Ace has called off the conversion plan and hired an audit consulting firm to help rectify an accounting problem which appears to date to 2002, Griffith told The Associated Press. The company may have to forego returning profits to store owners this year as a result, he said.
He said no money or inventory is missing but the Oak Brook, Ill.-based company has not been able to determine the source of what he characterized as a “significant accounting error.”
Ace notified the dealers who own its 4,600 stores of the problem in letters Wednesday from Griffith and its board of directors.
The chief executive said an internal review of the company’s financial documents found that its inventory total is $154 million less than its general ledger balance — the company’s primary method for recording its financial transactions. The final total is expected to be somewhat less.

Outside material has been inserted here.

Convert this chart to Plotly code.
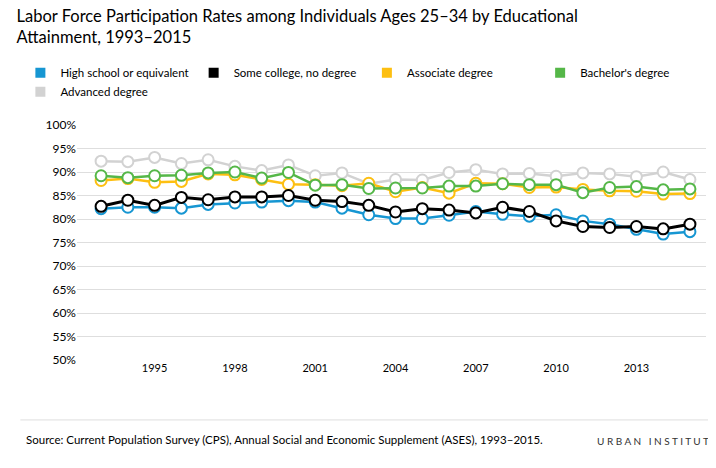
import plotly.graph_objects as go

years = list(range(1993, 2016))
high_school = [82.2, 82.5, 82.5, 82.3, 83.1, 83.4, 83.6, 83.9, 83.6, 82.3, 80.9, 80.1, 80.1, 80.8, 81.6, 81.0, 80.6, 80.9, 79.6, 78.9, 77.8, 76.8, 77.3]
some_college = [82.7, 84.0, 82.9, 84.6, 84.1, 84.7, 84.7, 85.0, 84.0, 83.7, 82.9, 81.5, 82.2, 81.9, 81.3, 82.5, 81.6, 79.6, 78.4, 78.2, 78.4, 77.9, 78.9]
associate = [88.2, 88.6, 87.8, 88.0, 89.6, 89.4, 88.4, 87.4, 87.3, 87.1, 87.6, 85.8, 86.7, 85.5, 87.6, 87.5, 86.7, 86.8, 86.3, 86.0, 85.9, 85.3, 85.4]
bachelor = [89.2, 88.8, 89.2, 89.3, 89.8, 90.0, 88.7, 89.9, 87.2, 87.3, 86.5, 86.6, 86.6, 87.0, 87.0, 87.5, 87.3, 87.3, 85.6, 86.7, 86.9, 86.2, 86.4]
advanced = [92.3, 92.2, 93.1, 91.8, 92.6, 91.2, 90.3, 91.5, 89.2, 89.8, 87.5, 88.4, 88.3, 89.9, 90.5, 89.6, 89.7, 89.1, 89.8, 89.6, 89.0, 90.0, 88.4]

series = [
    ("High school or equivalent", high_school, "#1696d2"),
    ("Some college, no degree", some_college, "#000000"),
    ("Associate degree", associate, "#fdbf11"),
    ("Bachelor's degree", bachelor, "#55b748"),
    ("Advanced degree", advanced, "#d2d2d2"),
]
draw_order = [4, 2, 3, 0, 1]

fig = go.Figure()
for i in draw_order:
    name, vals, col = series[i]
    fig.add_trace(go.Scatter(
        x=years, y=[v / 100 for v in vals], name=name, mode="lines+markers",
        line=dict(color=col, width=3 if i == 1 else 2.5),
        marker=dict(size=11, color="white", line=dict(color=col, width=2)),
        showlegend=False,
    ))
# legend entries: square swatches
for name, vals, col in series:
    fig.add_trace(go.Scatter(x=[None], y=[None], name=name, mode="markers",
                             marker=dict(symbol="square", size=10, color=col)))

fig.update_layout(
    width=716, height=468,
    paper_bgcolor="white", plot_bgcolor="white",
    font=dict(family="Lato, sans-serif", size=12, color="#000"),
    title=dict(text="Labor Force Participation Rates among Individuals Ages 25–34 by Educational<br>Attainment, 1993–2015",
               x=0.012, y=0.97, xanchor="left", yanchor="top", font=dict(size=16.5)),
    margin=dict(l=62, r=18, t=117, b=116),
    showlegend=True,
    legend=dict(orientation="h", x=-0.09, y=1.08, xanchor="left", yanchor="bottom",
                font=dict(size=11.5), itemwidth=30, traceorder="normal",
                entrywidth=0, tracegroupgap=0),
    xaxis=dict(tickvals=[1995, 1998, 2001, 2004, 2007, 2010, 2013], range=[1992.1, 2015.6],
               showgrid=False, showline=False, zeroline=False, ticks="", tickfont=dict(size=11)),
    yaxis=dict(range=[0.5, 1.0], dtick=0.05, tickformat=".0%", gridcolor="#dedede",
               zeroline=False, ticks="", tickfont=dict(size=12)),
)
fig.add_annotation(text="Source: Current Population Survey (CPS), Annual Social and Economic Supplement (ASES), 1993–2015.",
                   xref="paper", yref="paper", x=-0.085, y=-0.3, xanchor="left", yanchor="top",
                   showarrow=False, font=dict(size=11.5))
fig.add_annotation(text="U R B A N  &nbsp;I N S T I T U T E", xref="paper", yref="paper", x=1.02, y=-0.31,
                   xanchor="right", yanchor="top", showarrow=False, font=dict(size=10, color="#333"))
fig.add_shape(type="line", xref="paper", yref="paper", x0=-0.09, x1=1.03, y0=-0.255, y1=-0.255,
              line=dict(color="#dedede", width=1))

fig.write_html("out.html")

He said the error amounts to “an overstatement of gross margin that resulted in an overstatement of gross profits that resulted in an overpayment of patronage dividends.”
“There is no missing money, there is no missing inventory, there is no evidence of theft,” Griffith said in a telephone interview. “Obviously we’re upset, but we feel very confident that it’s a manageable situation and that our business is sound. We’re still a very viable business, our comp sales are doing well. This is an accounting issue.”
The company’s board of directors hired Protiviti Inc., he said, to find and reconcile the error.
Griffith said he was first informed of the problem on Aug. 16 by Ron Knutson, Ace’s vice president of finance, and Art McGivern, senior vice president for legal affairs. Plans for the conversion, which were announced two weeks later, went ahead while Ace executives continued looking for the source of the error.
“I immediately thought it was simply a balance sheet issue, a mistake that we would find,” Griffith said. “There was probably a little bit of denial there.”
He said in the letter to store owners that Ace may hold back “most or all” of its profits this year that it normally distributes to store owners as patronage dividends, considering them to have been paid previously and erroneously. Retailers received $108.8 million through that practice last year.
“This issue will not impact Ace’s ability to provide you with the merchandise and services you expect from Ace; we will continue serving all of our retailers as we do today,” he assured them.
Ace’s bankers have been informed and have pledged their financial support, Griffith said.
The company’s auditing for the years in question was performed by KPMG LLP. KPMG spokesman Dan Ginsburg said the company could not comment due to client confidentiality.
Ace’s directors said in their letter that the board was “extremely disappointed” to learn about the financial reporting error.
“Ace’s finance staff, seasoned management team, internal audit department and even the external auditors engaged by the board failed to detect this error as it built over the last several years,” they said.
The 83-year-old hardware chain, which has been a retailer-owned cooperative since the 1970s, had its best sales year since 1998 last year with wholesale sales up 6.5 percent to $3.4 billion. Its stores, about two-thirds owned by independent dealers, racked up almost $12 billion in retail sales.
The hardware business is now dominated, however, by Home Depot Inc. and Lowe’s Cos., the two home improvement store chains that had a combined $138 billion in sales last year.